Material provided:
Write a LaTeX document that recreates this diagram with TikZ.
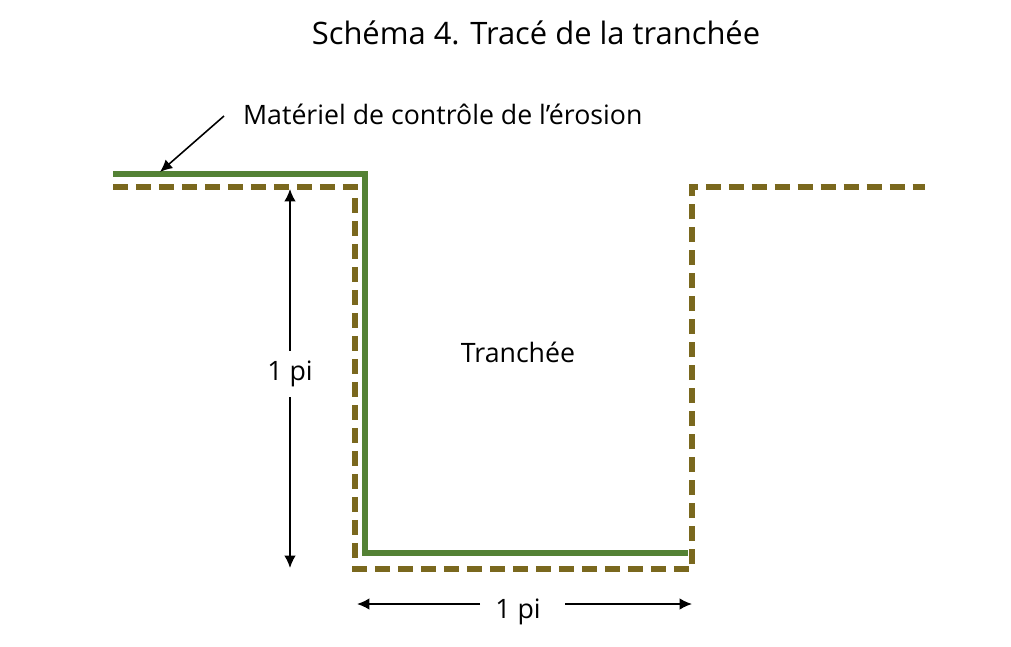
\documentclass[tikz,border=0pt]{standalone}
\usepackage{fontspec}
\setmainfont{Open Sans}
\usetikzlibrary{arrows.meta}
\definecolor{gazon}{RGB}{84,130,53}
\definecolor{terre}{RGB}{122,104,30}
\tikzset{
	couverture/.style={gazon, line width=3.6pt},
	sol/.style={terre, line width=2.9pt, dash pattern=on 0.3cm off 0.16cm},
	cote/.style={line width=0.9pt, -{Latex[length=7pt,width=6.5pt]}},
	etiquette/.style={font=\fontsize{15.2}{18}\selectfont, inner sep=1pt}
}
\begin{document}
\begin{tikzpicture}[x=0.02cm, y=-0.02cm]
		%\draw [help lines] (0,0) grid (1011,646);
		\useasboundingbox (0,0) rectangle (1011,646);
		\node (titre) at (536,33) {\fontsize{17.6}{21}\selectfont Schéma 4. Tracé de la tranchée};
		% terrain d'origine
		\draw[sol] (113,187) -- (355,187) -- (355,569) -- (692,569) -- (692,187) -- (925,187);
		% materiel de controle
		\draw[couverture] (113,174) -- (365,174) -- (365,553) -- (688,553);
		\node[etiquette, anchor=west] (materiel) at (241,114) {Matériel de contrôle de l’érosion};
		\coordinate (pointe) at (160,172);
		\draw[cote] (224,116) -- (pointe);
		\node[etiquette] (tranchee) at (518,352) {Tranchée};
		% profondeur
		\node[etiquette] (prof) at (290,374) {1 pi};
		\coordinate (haut) at (290,189);
		\coordinate (bas) at (290,568);
		\draw[cote] (prof.north) ++(0,-8) -- (haut);
		\draw[cote] (prof.south) ++(0,8) -- (bas);
		% largeur
		\node[etiquette] (larg) at (518,612) {1 pi};
		\coordinate (gauche) at (357,604);
		\coordinate (droite) at (692,604);
		\draw[cote] (480,604) -- (gauche);
		\draw[cote] (565,604) -- (droite);
\end{tikzpicture}
\end{document}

Instructions for the task: Copy out all of the data word for word. Do not carry over any picture.

Written solution:
Write a LaTeX document that recreates this diagram with TikZ.
\documentclass[tikz,border=0pt]{standalone}
\usepackage{fontspec}
\setmainfont{Open Sans}
\usetikzlibrary{arrows.meta}
\definecolor{gazon}{RGB}{84,130,53}
\definecolor{terre}{RGB}{122,104,30}
\tikzset{
	couverture/.style={gazon, line width=3.6pt},
	sol/.style={terre, line width=2.9pt, dash pattern=on 0.3cm off 0.16cm},
	cote/.style={line width=0.9pt, -{Latex[length=7pt,width=6.5pt]}},
	etiquette/.style={font=\fontsize{15.2}{18}\selectfont, inner sep=1pt}
}
\begin{document}
\begin{tikzpicture}[x=0.02cm, y=-0.02cm]
		%\draw [help lines] (0,0) grid (1011,646);
		\useasboundingbox (0,0) rectangle (1011,646);
		\node (titre) at (536,33) {\fontsize{17.6}{21}\selectfont Schéma 4. Tracé de la tranchée};
		% terrain d'origine
		\draw[sol] (113,187) -- (355,187) -- (355,569) -- (692,569) -- (692,187) -- (925,187);
		% materiel de controle
		\draw[couverture] (113,174) -- (365,174) -- (365,553) -- (688,553);
		\node[etiquette, anchor=west] (materiel) at (241,114) {Matériel de contrôle de l’érosion};
		\coordinate (pointe) at (160,172);
		\draw[cote] (224,116) -- (pointe);
		\node[etiquette] (tranchee) at (518,352) {Tranchée};
		% profondeur
		\node[etiquette] (prof) at (290,374) {1 pi};
		\coordinate (haut) at (290,189);
		\coordinate (bas) at (290,568);
		\draw[cote] (prof.north) ++(0,-8) -- (haut);
		\draw[cote] (prof.south) ++(0,8) -- (bas);
		% largeur
		\node[etiquette] (larg) at (518,612) {1 pi};
		\coordinate (gauche) at (357,604);
		\coordinate (droite) at (692,604);
		\draw[cote] (480,604) -- (gauche);
		\draw[cote] (565,604) -- (droite);
\end{tikzpicture}
\end{document}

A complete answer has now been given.